Mr Johnson said: ‘I became acutely aware of this sickening behaviour, when in an attempt to buy sandwich and Coke for for a quick lunch, I found all four self service tills in my Sainsbury’s Local were being used by queues of people with their trolleys so full that they were almost touching the ceiling tiles.’
‘I was completely inconvenienced and had to hand my purchases to my Personal Security Officer to queue for me. I knew then that something had to be done immediately if I am not to be similarly inconvenienced again.’
‘Brian Samuels, a supermarket industry expert told reporters: ‘Self-service checkouts were introduced by our members, not as a way to to assist customers with fewer items than ten to pay quickly, but simply to sack poorly performing supermarket checkout staff.’
‘The fact these checkouts have actually become popular, despite them malfunctioning during almost every transaction, is an added bonus. The ultimate plan by the big four operators now is to make every till self-service by 2025, an initiative they call – sod people – maximise profits‘.
Shoppers across the land have welcomed the news.

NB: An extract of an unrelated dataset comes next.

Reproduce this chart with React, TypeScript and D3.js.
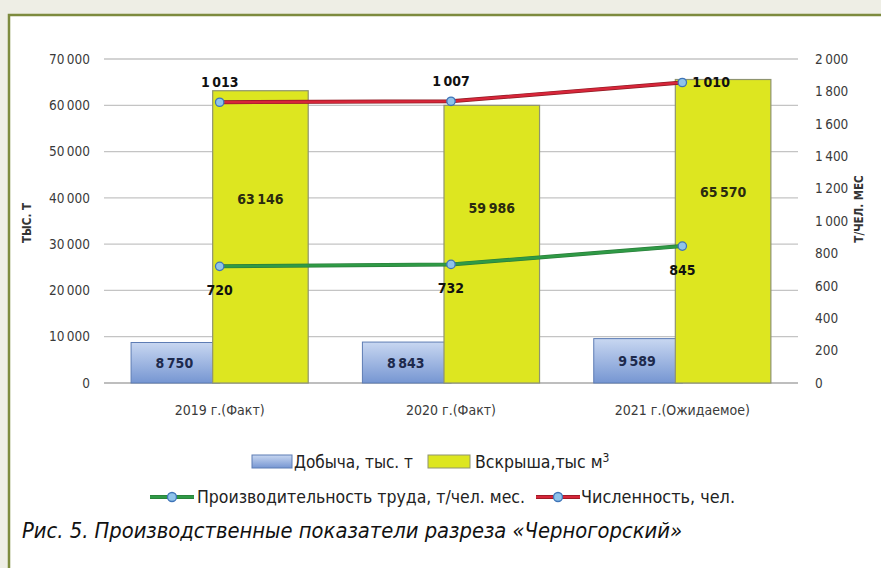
import { useEffect, useRef } from 'react';
import * as d3 from 'd3';

const categories = ['2019 г.(Факт)', '2020 г.(Факт)', '2021 г.(Ожидаемое)'];
const dobycha = [8750, 8843, 9589];
const vskrysha = [63146, 59986, 65570];
const proizv = [720, 732, 845];
const chislen = [1013, 1007, 1010];
const leftTicks = [0, 10000, 20000, 30000, 40000, 50000, 60000, 70000];
const rightTicks = [0, 200, 400, 600, 800, 1000, 1200, 1400, 1600, 1800, 2000];

const NARROW = "'DejaVu Sans Condensed', 'Liberation Sans Narrow', sans-serif";

const fmt = (v: number) => d3.format(',')(v).replace(/,/g, '\u2009');

const App = () => {
    const svgRef = useRef<SVGSVGElement>(null);

    useEffect(() => {
        const width = 881;
        const height = 568;
        const plot = { left: 104, right: 798, top: 59, bottom: 383 };

        const svg = d3.select(svgRef.current);
        svg.selectAll('*').remove();
        svg.attr('width', width).attr('height', height);

        // page background and olive frame
        svg.append('rect').attr('width', width).attr('height', height).attr('fill', '#eeeee5');
        svg.append('rect')
            .attr('x', 9).attr('y', 15).attr('width', width + 20).attr('height', height + 20)
            .attr('fill', '#ffffff').attr('stroke', '#7d8b3e').attr('stroke-width', 2.5);

        const defs = svg.append('defs');
        const grad = defs.append('linearGradient').attr('id', 'blueGrad')
            .attr('x1', 0).attr('y1', 0).attr('x2', 0).attr('y2', 1);
        grad.append('stop').attr('offset', '0%').attr('stop-color', '#c8d7f1');
        grad.append('stop').attr('offset', '100%').attr('stop-color', '#7696d2');

        const x = d3.scaleBand().domain(categories).range([plot.left, plot.right]).paddingInner(0).paddingOuter(0);
        const yL = d3.scaleLinear().domain([0, 70000]).range([plot.bottom, plot.top]);
        const yR = d3.scaleLinear().domain([0, 2000]).range([plot.bottom, plot.top]);
        const bw = x.bandwidth();
        const cx = (c: string) => (x(c) as number) + bw / 2;

        // gridlines
        svg.append('g').selectAll('line').data(leftTicks).join('line')
            .attr('x1', plot.left).attr('x2', plot.right)
            .attr('y1', d => yL(d)).attr('y2', d => yL(d))
            .attr('stroke', d => d === 0 ? '#a8a8a8' : '#c4c4c4').attr('stroke-width', 1.3);

        // left axis labels
        svg.append('g').selectAll('text').data(leftTicks).join('text')
            .attr('x', 90).attr('y', d => yL(d)).attr('dy', '0.35em')
            .attr('text-anchor', 'end').attr('font-family', NARROW).attr('font-size', 13.5)
            .attr('fill', '#3a3a3a').text(d => fmt(d));

        // right axis labels
        svg.append('g').selectAll('text').data(rightTicks).join('text')
            .attr('x', 815).attr('y', d => yR(d)).attr('dy', '0.35em')
            .attr('text-anchor', 'start').attr('font-family', NARROW).attr('font-size', 13.5)
            .attr('fill', '#3a3a3a').text(d => fmt(d));

        // axis titles
        svg.append('text')
            .attr('transform', `translate(31, ${(plot.top + plot.bottom) / 2 + 2}) rotate(-90)`)
            .attr('text-anchor', 'middle').attr('font-family', NARROW).attr('font-size', 11.5)
            .attr('font-weight', 'bold').attr('fill', '#333').text('ТЫС. Т');
        svg.append('text')
            .attr('transform', `translate(863, ${(plot.top + plot.bottom) / 2 - 12}) rotate(-90)`)
            .attr('text-anchor', 'middle').attr('font-family', NARROW).attr('font-size', 11.5)
            .attr('font-weight', 'bold').attr('fill', '#333').text('Т/ЧЕЛ. МЕС');

        // bars: blue left of centre, yellow right of centre
        const blueW = bw * 0.357;
        const yelW = bw * 0.413;
        const bars = svg.append('g');
        bars.selectAll('rect.blue').data(categories).join('rect')
            .attr('class', 'blue')
            .attr('x', d => cx(d) - blueW - 6)
            .attr('y', (d, i) => yL(dobycha[i]))
            .attr('width', blueW + 6)
            .attr('height', (d, i) => plot.bottom - yL(dobycha[i]))
            .attr('fill', 'url(#blueGrad)').attr('stroke', '#5d7cb4').attr('stroke-width', 1);
        bars.selectAll('rect.yel').data(categories).join('rect')
            .attr('class', 'yel')
            .attr('x', d => cx(d) - 7)
            .attr('y', (d, i) => yL(vskrysha[i]))
            .attr('width', yelW)
            .attr('height', (d, i) => plot.bottom - yL(vskrysha[i]))
            .attr('fill', '#dde620').attr('stroke', '#8f9470').attr('stroke-width', 1.2);

        const lbl = (sel: any) => sel.attr('font-family', NARROW).attr('font-size', 14)
            .attr('font-weight', 'bold').attr('text-anchor', 'middle');

        svg.append('g').selectAll('text').data(categories).join('text')
            .attr('x', d => cx(d) - blueW / 2 - 4)
            .attr('y', (d, i) => (yL(dobycha[i]) + plot.bottom) / 2).attr('dy', '0.36em')
            .attr('fill', '#1d2a4d').call(lbl).text((d, i) => fmt(dobycha[i]));
        svg.append('g').selectAll('text').data(categories).join('text')
            .attr('x', d => cx(d) - 7 + yelW / 2)
            .attr('y', (d, i) => yL(vskrysha[i] * 0.63)).attr('dy', '0.36em')
            .attr('fill', '#2a2a10').call(lbl).text((d, i) => fmt(vskrysha[i]));

        // lines (stacked: Численность is drawn on top of Производительность)
        const stacked = chislen.map((v, i) => v + proizv[i]);
        const line = d3.line<number>().x((d, i) => cx(categories[i])).y(d => yR(d));

        const drawLine = (vals: number[], color: string, dark: string) => {
            svg.append('path').attr('d', line(vals)).attr('fill', 'none')
                .attr('stroke', dark).attr('stroke-width', 4).attr('stroke-linejoin', 'round');
            svg.append('path').attr('d', line(vals)).attr('fill', 'none')
                .attr('stroke', color).attr('stroke-width', 2.6).attr('stroke-linejoin', 'round');
            svg.append('g').selectAll('circle').data(vals).join('circle')
                .attr('cx', (d, i) => cx(categories[i])).attr('cy', d => yR(d)).attr('r', 4.2)
                .attr('fill', '#8fc3ea').attr('stroke', '#3f74b8').attr('stroke-width', 1.3);
        };
        drawLine(proizv, '#2f9a46', '#2a7d3a');
        drawLine(stacked, '#d7263a', '#8e1a22');

        const ptLbl = (sel: any) => sel.attr('font-family', NARROW).attr('font-size', 14)
            .attr('font-weight', 'bold').attr('fill', '#111');
        svg.append('g').selectAll('text').data(proizv).join('text')
            .attr('x', (d, i) => cx(categories[i]))
            .attr('y', d => yR(d) + 29).attr('text-anchor', 'middle')
            .call(ptLbl).text(d => fmt(d));
        svg.append('g').selectAll('text').data(stacked).join('text')
            .attr('x', (d, i) => cx(categories[i]) + (i === 2 ? 10 : 0))
            .attr('y', (d, i) => yR(d) + (i === 2 ? 5 : -15))
            .attr('text-anchor', (d, i) => i === 2 ? 'start' : 'middle')
            .call(ptLbl).text((d, i) => fmt(chislen[i]));

        // category labels
        svg.append('g').selectAll('text').data(categories).join('text')
            .attr('x', d => cx(d)).attr('y', 415).attr('text-anchor', 'middle')
            .attr('font-family', NARROW).attr('font-size', 14).attr('fill', '#3a3a3a').text(d => d);

        // legend row 1
        const leg1 = svg.append('g');
        leg1.append('rect').attr('x', 252).attr('y', 455).attr('width', 40).attr('height', 13)
            .attr('fill', 'url(#blueGrad)').attr('stroke', '#5d7cb4');
        leg1.append('text').attr('x', 294).attr('y', 468).attr('font-family', NARROW).attr('font-size', 17.5)
            .attr('textLength', 119).attr('lengthAdjust', 'spacingAndGlyphs')
            .attr('fill', '#222').text('Добыча, тыс. т');
        leg1.append('rect').attr('x', 428).attr('y', 455).attr('width', 42).attr('height', 13)
            .attr('fill', '#dde620').attr('stroke', '#8f9470');
        const t2 = leg1.append('text').attr('x', 475).attr('y', 468).attr('font-family', NARROW)
            .attr('font-size', 17.5).attr('fill', '#222');
        t2.append('tspan').text('Вскрыша,тыс м');
        t2.append('tspan').attr('dy', -6).attr('font-size', 12).text('3');

        // legend row 2
        const leg2 = svg.append('g');
        const legLine = (x0: number, color: string, dark: string) => {
            leg2.append('line').attr('x1', x0).attr('x2', x0 + 44).attr('y1', 497).attr('y2', 497)
                .attr('stroke', dark).attr('stroke-width', 4);
            leg2.append('line').attr('x1', x0).attr('x2', x0 + 44).attr('y1', 497).attr('y2', 497)
                .attr('stroke', color).attr('stroke-width', 2.6);
            leg2.append('circle').attr('cx', x0 + 22).attr('cy', 497).attr('r', 4.5)
                .attr('fill', '#8fc3ea').attr('stroke', '#3f74b8').attr('stroke-width', 1.3);
        };
        legLine(150, '#2f9a46', '#2a7d3a');
        leg2.append('text').attr('x', 197).attr('y', 503).attr('font-family', NARROW).attr('font-size', 17.5)
            .attr('textLength', 328).attr('lengthAdjust', 'spacingAndGlyphs')
            .attr('fill', '#222').text('Производительность труда, т/чел. мес.');
        legLine(536, '#d7263a', '#8e1a22');
        leg2.append('text').attr('x', 581).attr('y', 503).attr('font-family', NARROW).attr('font-size', 17.5)
            .attr('textLength', 154).attr('lengthAdjust', 'spacingAndGlyphs')
            .attr('fill', '#222').text('Численность, чел.');

        // caption
        svg.append('text').attr('x', 22).attr('y', 538).attr('font-family', NARROW)
            .attr('font-size', 21).attr('font-style', 'italic').attr('fill', '#111')
            .attr('textLength', 660).attr('lengthAdjust', 'spacingAndGlyphs')
            .text('Рис. 5. Производственные показатели разреза «Черногорский»');
    }, []);

    return <svg ref={svgRef} style={{ position: 'absolute', left: 0, top: 0, display: 'block' }} />;
};

export default App;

Barry from Greenwich said: ‘I knew Boris would get this country sorted out, good on you, mate. You wouldn’t see that beardy Corbyn prick come up with a plan like this.’
And Daphne, an eighty-four year-old blue rinse pensioner, Tory Party Member from Droitwich agrees. She said: ‘I only buy two packets of cream crackers and a jar of fish paste every week and I hate queuing. I like the do-it-yourself tills, it means that I can now pay for my stuff without having to interact with all these foreigners the supermarkets seem to be employing these days.’
‘And at least when the till speaks to me it’s possible to actually understand what it’s saying. I quite enjoy my little chats, and to tell you the truth, it’s the only company I get all week.’